Police alerted their colleagues abroad. French authorities detained Payne at the airport when she landed in Nice. She managed to hide the ring in her mouth while they searched her; then she faked a sneeze into a handkerchief, and deposited that and the ring in her boot.
Authorities booked her into a hotel on the Mediterranean while they decided what to do with her. There, she ripped the diamond from its setting, threw the ring into the sea and sewed the stone into a piece of lingerie. Authorities searched her room multiple times, but, always on her, the jewel was safe.
Cops never found the diamond, but a court sentenced her to three years anyway. She managed to escape while in custody in the United Stated, sneaking away when the nuns who served as her guards during a hospital visit let her use a restroom unattended.
She sold the rock in New York’s diamond district for $148,000–nowhere near the list price, but it would be worth about five times that amount in today’s dollars.
Payne wasn’t always so lucky. The high periods when her social graces and sharp mind won her stays in four-star hotels and meals at gourmet restaurants alternated with harsher times, including an episode in the ‘80s when she reportedly was broke and living with a crack addict. Things have been especially rough for her in recent decades, thanks to her growing infamy and to more sophisticated security measures. She’s served prison sentences in six states.
A bust in Las Vegas started the run of bad luck. She had tried on a pair of diamond earrings at Neiman Marcus. She told a helpful clerk that she’d think about the purchase. When she returned, she looked at diamond rings too–and left with a 2.48-carat ring worth $36,000.
Another Neiman Marcus heist netted Payne a five-year sentence. She saw a $57,000 gem in “Town & Country” and flew to Denver to pick it up. She sold the ring immediately, as usual, and left for another job in Europe. While she was there, police searched her home in Bedford, OH, and found not only $10,000 cash, but passports in multiple names. She broke parole, fled the state, and continued to work.
Her next arrest, in Costa Mesa, California, January 22, 2010, was for walking out of Saks Fifth Avenue with a $1300 Burberry coat.
The following year saw double trouble. She pleaded no contest to stealing a $16,000 ring in Santa Monica, and she was also convicted of stealing an $8900 ring from a San Diego Macy’s. Her lawyer’s strategy–claiming that staff had confused Payne with another elderly African American woman who actually stole the ring–didn’t spare her. Payne continued to claim she was innocent. When she wrote lawyer Gretchen Von Helms about atrocities including being pepper-sprayed during a gang fight, she also said she was content to be in prison, because she had nowhere else to go.
Still, she was out soon enough, and back at work.
On April 28, 2014, Payne pleaded guilty to stealing a $22,500 ring from El Paseo Jewelers in Palm Desert, California.
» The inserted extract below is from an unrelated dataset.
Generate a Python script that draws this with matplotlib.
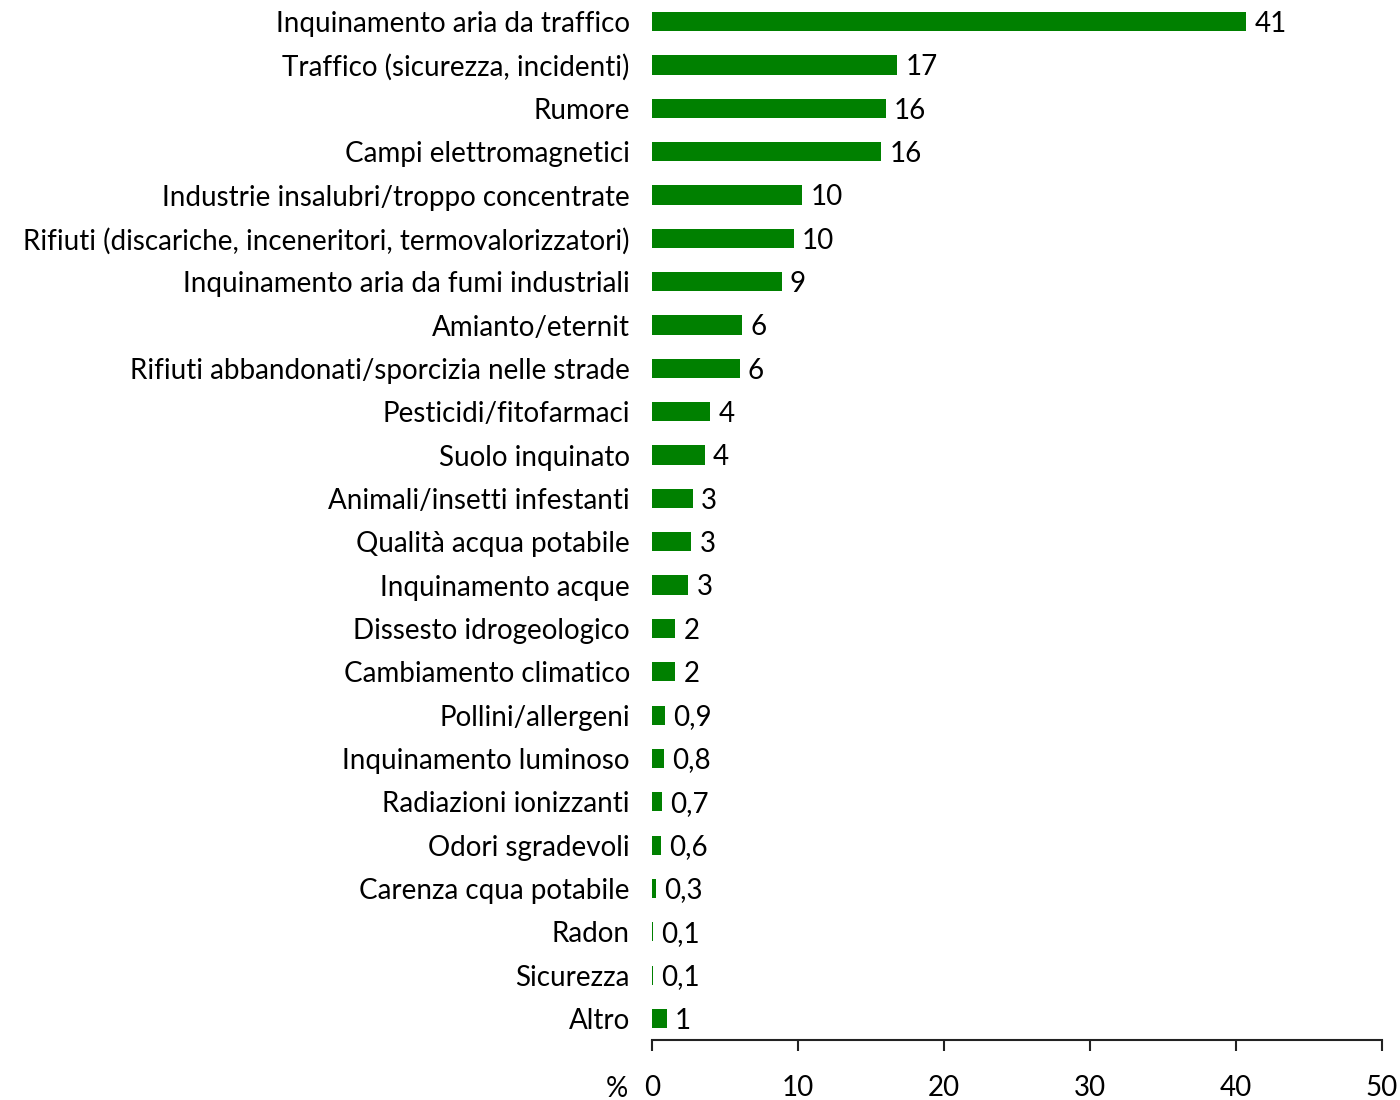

The composed and friendly elderly con woman had told clerks there that she had received a $42,000 insurance settlement for stolen jewelry and was ready to buy replacement pieces. She looked at dozens of pieces over two visits, and told staff she’d return later with a cashier’s check. But she left with the ring. Employees noticed a bare spot in the case that night, but by then Payne had sold the ring down the street, at a secondhand shop the Exchange, for a mere $800. The Exchange’s records–including her fingerprints, required for such sales–condemned her. She was arrested when a Palm Desert Saks security veteran recognized her. The judge ordered her kept in custody in lieu of bail, as he suspected that the $65,000 she’d tried to post just might be ill-gained.
Payne has now been sentenced to two years in prison and two more on house arrest. Judge William Lebov ordered her to stay away from jewelry stores.
Rumors suggest that Oscar winner Halle Berry is considering playing her in a feature film. Meanwhile, Payne is the subject of 2014 documentary “The Life and Crimes of Doris Payne.”